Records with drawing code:
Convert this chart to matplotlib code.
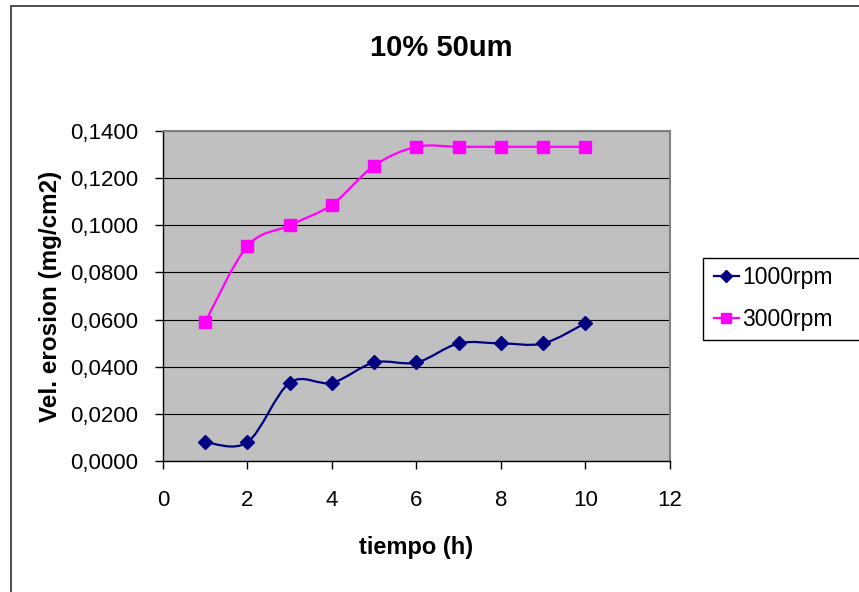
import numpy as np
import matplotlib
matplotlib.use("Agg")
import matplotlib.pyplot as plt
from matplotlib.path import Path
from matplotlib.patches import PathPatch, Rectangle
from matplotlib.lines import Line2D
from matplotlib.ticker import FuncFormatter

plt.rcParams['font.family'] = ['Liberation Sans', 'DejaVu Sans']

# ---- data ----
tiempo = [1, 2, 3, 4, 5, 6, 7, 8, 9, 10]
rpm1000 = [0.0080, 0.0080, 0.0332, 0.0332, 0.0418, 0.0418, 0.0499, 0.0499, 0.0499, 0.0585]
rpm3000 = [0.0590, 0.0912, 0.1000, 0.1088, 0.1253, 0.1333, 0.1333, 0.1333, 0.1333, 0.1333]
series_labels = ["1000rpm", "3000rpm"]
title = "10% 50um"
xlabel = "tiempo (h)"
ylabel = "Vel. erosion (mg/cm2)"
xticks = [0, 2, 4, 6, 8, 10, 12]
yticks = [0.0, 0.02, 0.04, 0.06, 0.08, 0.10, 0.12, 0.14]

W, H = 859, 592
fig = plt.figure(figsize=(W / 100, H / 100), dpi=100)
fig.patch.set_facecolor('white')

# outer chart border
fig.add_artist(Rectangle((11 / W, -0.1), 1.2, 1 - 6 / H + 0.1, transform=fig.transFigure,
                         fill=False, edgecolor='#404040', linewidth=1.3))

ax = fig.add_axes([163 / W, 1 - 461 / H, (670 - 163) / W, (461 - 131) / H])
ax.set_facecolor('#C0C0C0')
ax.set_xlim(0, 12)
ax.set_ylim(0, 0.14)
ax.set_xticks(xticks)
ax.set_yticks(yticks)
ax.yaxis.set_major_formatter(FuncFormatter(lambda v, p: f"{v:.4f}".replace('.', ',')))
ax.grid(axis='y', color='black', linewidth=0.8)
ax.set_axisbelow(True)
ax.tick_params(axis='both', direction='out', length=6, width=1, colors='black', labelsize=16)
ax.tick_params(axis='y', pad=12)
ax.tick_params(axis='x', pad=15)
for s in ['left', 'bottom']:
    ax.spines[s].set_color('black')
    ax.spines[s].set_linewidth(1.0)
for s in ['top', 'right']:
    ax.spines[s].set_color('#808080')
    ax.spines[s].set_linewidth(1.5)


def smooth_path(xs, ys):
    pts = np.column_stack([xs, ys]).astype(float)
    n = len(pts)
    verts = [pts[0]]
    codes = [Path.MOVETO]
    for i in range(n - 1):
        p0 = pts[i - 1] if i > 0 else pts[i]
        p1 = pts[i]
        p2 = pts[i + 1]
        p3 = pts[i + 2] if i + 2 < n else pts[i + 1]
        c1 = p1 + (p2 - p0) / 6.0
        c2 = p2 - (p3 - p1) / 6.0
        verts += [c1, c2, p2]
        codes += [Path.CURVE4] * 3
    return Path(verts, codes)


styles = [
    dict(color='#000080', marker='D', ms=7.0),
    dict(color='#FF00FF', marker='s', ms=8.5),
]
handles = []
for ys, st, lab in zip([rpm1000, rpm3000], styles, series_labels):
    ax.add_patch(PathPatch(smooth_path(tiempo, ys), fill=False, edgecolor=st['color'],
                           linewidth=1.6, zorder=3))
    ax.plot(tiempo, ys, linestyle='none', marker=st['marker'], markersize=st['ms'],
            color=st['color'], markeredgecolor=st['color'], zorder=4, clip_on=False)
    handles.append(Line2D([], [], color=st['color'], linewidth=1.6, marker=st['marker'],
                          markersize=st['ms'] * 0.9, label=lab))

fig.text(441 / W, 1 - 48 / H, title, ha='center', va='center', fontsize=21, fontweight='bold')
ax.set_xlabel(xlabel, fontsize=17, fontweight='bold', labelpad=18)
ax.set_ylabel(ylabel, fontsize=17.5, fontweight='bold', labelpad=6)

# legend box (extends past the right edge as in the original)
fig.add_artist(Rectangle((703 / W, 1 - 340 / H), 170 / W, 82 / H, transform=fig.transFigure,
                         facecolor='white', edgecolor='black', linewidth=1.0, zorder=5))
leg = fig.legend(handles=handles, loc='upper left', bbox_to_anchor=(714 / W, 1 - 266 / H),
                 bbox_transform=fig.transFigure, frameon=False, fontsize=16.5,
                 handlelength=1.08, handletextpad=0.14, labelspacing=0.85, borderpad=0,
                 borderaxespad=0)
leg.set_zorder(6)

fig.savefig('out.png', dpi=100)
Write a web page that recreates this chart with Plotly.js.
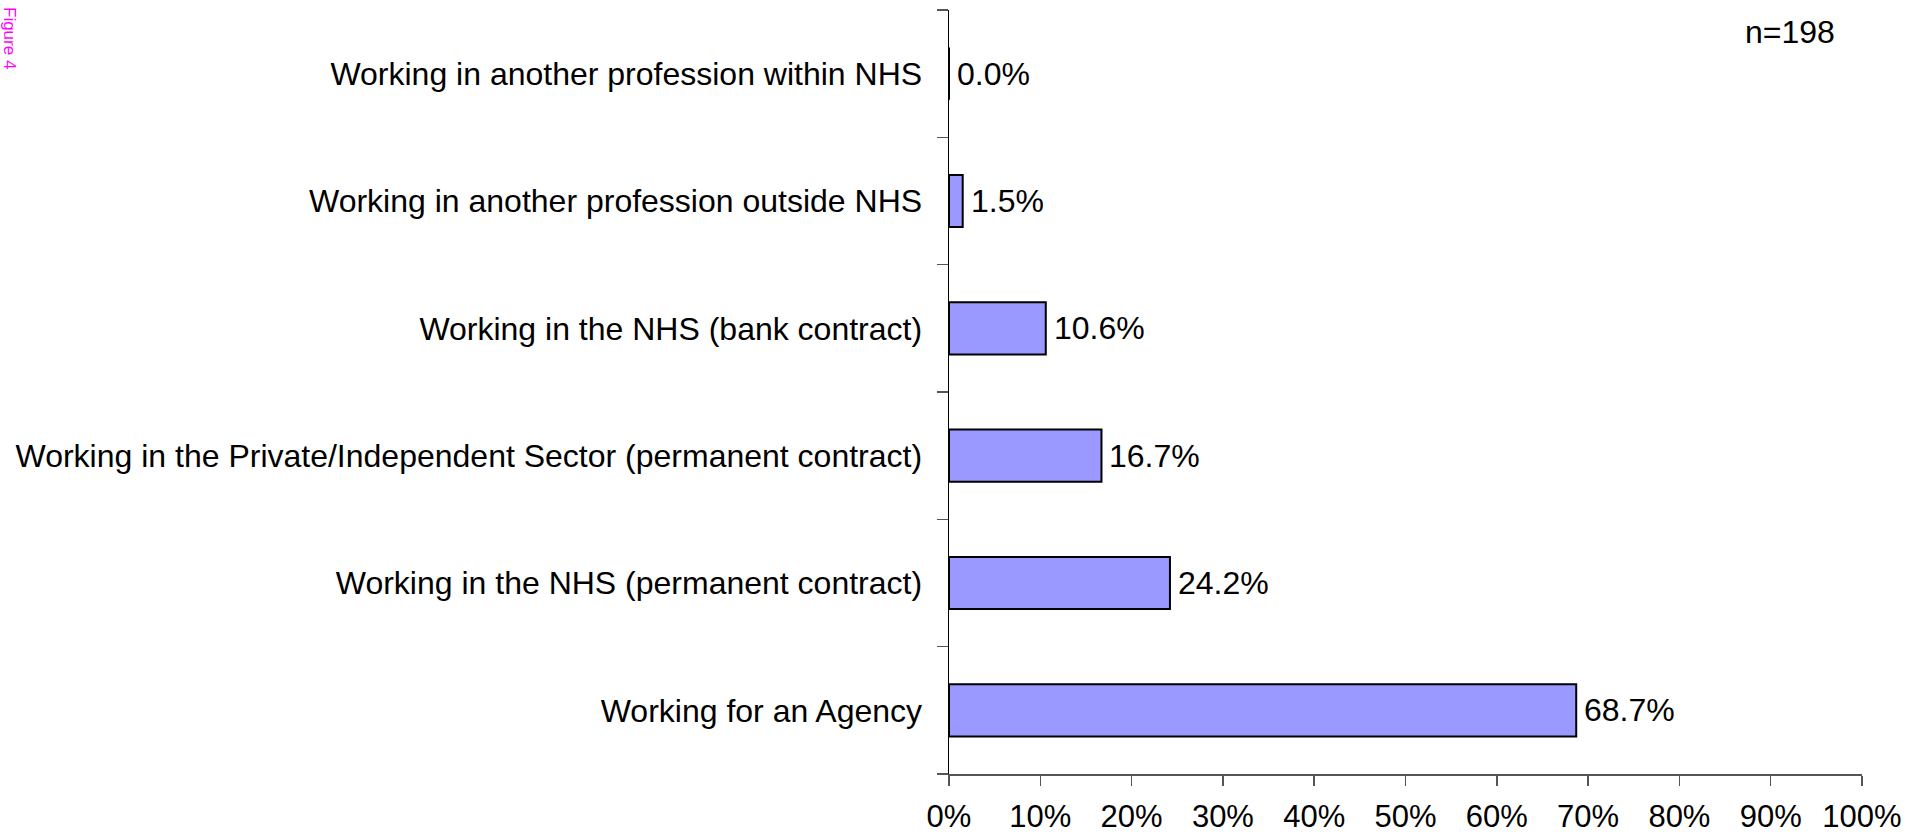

** Work required **
Repeat the listing above up to and including the line with "fill=False, edgecolor='#404040', linewidth=1.3))", starting from its first line. Drop any pictures.

** Right answer **
Convert this chart to matplotlib code.
import numpy as np
import matplotlib
matplotlib.use("Agg")
import matplotlib.pyplot as plt
from matplotlib.path import Path
from matplotlib.patches import PathPatch, Rectangle
from matplotlib.lines import Line2D
from matplotlib.ticker import FuncFormatter

plt.rcParams['font.family'] = ['Liberation Sans', 'DejaVu Sans']

# ---- data ----
tiempo = [1, 2, 3, 4, 5, 6, 7, 8, 9, 10]
rpm1000 = [0.0080, 0.0080, 0.0332, 0.0332, 0.0418, 0.0418, 0.0499, 0.0499, 0.0499, 0.0585]
rpm3000 = [0.0590, 0.0912, 0.1000, 0.1088, 0.1253, 0.1333, 0.1333, 0.1333, 0.1333, 0.1333]
series_labels = ["1000rpm", "3000rpm"]
title = "10% 50um"
xlabel = "tiempo (h)"
ylabel = "Vel. erosion (mg/cm2)"
xticks = [0, 2, 4, 6, 8, 10, 12]
yticks = [0.0, 0.02, 0.04, 0.06, 0.08, 0.10, 0.12, 0.14]

W, H = 859, 592
fig = plt.figure(figsize=(W / 100, H / 100), dpi=100)
fig.patch.set_facecolor('white')

# outer chart border
fig.add_artist(Rectangle((11 / W, -0.1), 1.2, 1 - 6 / H + 0.1, transform=fig.transFigure,
                         fill=False, edgecolor='#404040', linewidth=1.3))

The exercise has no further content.